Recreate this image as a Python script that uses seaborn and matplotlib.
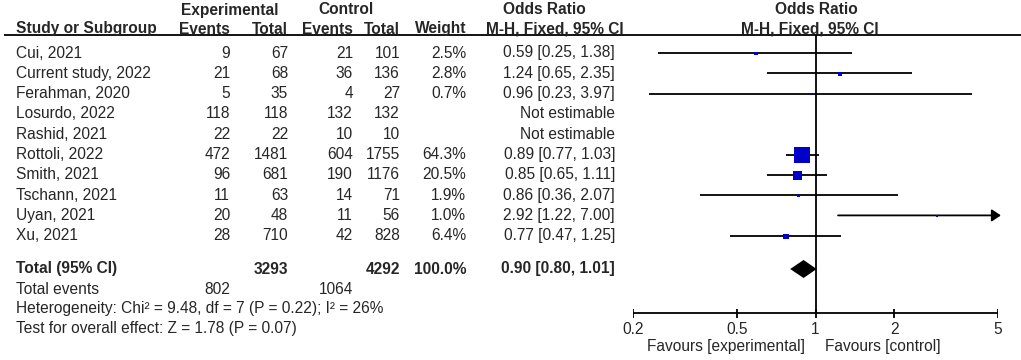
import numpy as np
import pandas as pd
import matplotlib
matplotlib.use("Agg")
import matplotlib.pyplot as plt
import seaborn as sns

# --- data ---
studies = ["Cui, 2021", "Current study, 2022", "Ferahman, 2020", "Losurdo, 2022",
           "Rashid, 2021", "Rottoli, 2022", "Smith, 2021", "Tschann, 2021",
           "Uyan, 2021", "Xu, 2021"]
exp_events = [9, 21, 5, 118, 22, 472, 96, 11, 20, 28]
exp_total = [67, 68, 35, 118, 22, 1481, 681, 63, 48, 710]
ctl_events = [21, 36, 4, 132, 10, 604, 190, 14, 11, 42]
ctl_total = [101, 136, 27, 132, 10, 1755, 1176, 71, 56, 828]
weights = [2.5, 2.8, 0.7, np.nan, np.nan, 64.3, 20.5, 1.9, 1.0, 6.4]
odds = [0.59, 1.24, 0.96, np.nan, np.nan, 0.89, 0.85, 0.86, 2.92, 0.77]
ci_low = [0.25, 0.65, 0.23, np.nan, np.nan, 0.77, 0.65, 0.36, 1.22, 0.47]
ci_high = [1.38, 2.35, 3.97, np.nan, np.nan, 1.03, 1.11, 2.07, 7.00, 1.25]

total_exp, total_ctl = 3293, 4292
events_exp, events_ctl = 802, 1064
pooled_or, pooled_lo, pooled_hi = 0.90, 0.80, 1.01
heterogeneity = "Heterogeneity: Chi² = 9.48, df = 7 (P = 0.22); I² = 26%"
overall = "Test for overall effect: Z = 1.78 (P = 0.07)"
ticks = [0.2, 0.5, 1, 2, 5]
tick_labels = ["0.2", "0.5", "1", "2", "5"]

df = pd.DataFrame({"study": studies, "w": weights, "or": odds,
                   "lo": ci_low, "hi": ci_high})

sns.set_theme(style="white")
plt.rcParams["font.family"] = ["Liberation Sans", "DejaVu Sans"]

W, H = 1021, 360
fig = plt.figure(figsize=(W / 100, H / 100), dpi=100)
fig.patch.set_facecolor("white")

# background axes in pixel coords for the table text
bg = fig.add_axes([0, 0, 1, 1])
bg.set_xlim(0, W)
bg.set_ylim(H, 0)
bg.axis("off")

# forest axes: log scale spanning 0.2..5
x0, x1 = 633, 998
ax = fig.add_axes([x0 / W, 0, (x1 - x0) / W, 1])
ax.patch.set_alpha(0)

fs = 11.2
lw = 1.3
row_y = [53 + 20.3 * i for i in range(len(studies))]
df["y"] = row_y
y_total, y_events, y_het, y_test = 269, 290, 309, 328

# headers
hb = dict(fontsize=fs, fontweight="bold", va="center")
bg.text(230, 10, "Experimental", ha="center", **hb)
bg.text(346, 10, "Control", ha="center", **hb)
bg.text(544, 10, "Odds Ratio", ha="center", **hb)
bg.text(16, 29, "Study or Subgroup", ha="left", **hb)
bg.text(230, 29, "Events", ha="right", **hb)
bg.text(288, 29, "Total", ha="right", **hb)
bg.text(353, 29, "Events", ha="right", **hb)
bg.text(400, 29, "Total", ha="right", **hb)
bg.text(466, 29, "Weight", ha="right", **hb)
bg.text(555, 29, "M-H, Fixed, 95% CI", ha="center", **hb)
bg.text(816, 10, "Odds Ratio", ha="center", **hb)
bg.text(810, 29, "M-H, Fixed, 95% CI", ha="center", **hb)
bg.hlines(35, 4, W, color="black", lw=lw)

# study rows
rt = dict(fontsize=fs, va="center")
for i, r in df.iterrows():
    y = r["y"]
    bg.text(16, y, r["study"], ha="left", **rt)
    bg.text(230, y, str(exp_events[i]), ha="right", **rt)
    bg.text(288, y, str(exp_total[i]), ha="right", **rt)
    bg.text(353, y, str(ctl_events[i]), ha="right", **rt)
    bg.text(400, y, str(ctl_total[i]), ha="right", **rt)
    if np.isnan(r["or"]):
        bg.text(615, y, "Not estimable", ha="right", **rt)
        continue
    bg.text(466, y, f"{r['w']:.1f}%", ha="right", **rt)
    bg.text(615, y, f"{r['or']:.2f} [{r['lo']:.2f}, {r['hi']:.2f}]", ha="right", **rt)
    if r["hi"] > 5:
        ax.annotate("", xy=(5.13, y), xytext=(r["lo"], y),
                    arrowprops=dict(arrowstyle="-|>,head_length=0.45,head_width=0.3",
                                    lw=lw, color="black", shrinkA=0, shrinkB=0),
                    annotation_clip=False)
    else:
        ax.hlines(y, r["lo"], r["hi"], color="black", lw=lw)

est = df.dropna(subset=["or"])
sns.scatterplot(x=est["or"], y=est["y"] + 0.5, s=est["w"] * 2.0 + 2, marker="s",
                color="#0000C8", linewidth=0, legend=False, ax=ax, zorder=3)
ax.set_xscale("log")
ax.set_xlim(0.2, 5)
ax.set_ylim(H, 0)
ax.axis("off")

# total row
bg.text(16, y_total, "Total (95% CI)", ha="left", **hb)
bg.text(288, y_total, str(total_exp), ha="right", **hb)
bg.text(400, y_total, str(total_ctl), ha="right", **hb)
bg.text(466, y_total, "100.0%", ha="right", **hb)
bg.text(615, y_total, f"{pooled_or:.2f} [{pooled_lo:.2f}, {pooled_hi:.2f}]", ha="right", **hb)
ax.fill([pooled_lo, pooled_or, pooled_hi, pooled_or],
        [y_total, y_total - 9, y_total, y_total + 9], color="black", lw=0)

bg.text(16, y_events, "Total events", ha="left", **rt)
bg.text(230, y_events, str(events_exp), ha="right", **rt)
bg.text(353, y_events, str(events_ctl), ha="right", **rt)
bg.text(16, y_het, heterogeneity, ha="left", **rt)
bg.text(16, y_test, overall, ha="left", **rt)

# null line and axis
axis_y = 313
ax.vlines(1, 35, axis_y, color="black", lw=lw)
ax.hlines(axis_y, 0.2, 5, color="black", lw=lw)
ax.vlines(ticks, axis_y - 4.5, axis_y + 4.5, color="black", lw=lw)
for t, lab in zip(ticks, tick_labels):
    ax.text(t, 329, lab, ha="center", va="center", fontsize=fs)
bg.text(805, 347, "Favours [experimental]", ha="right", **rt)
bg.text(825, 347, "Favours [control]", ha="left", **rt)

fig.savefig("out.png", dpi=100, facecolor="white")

________________

SHORT PROBLEM
Identify lines with the string "seaborn". Copy each one.

WORKED ANSWER
Recreate this image as a Python script that uses seaborn and matplotlib.
import seaborn as sns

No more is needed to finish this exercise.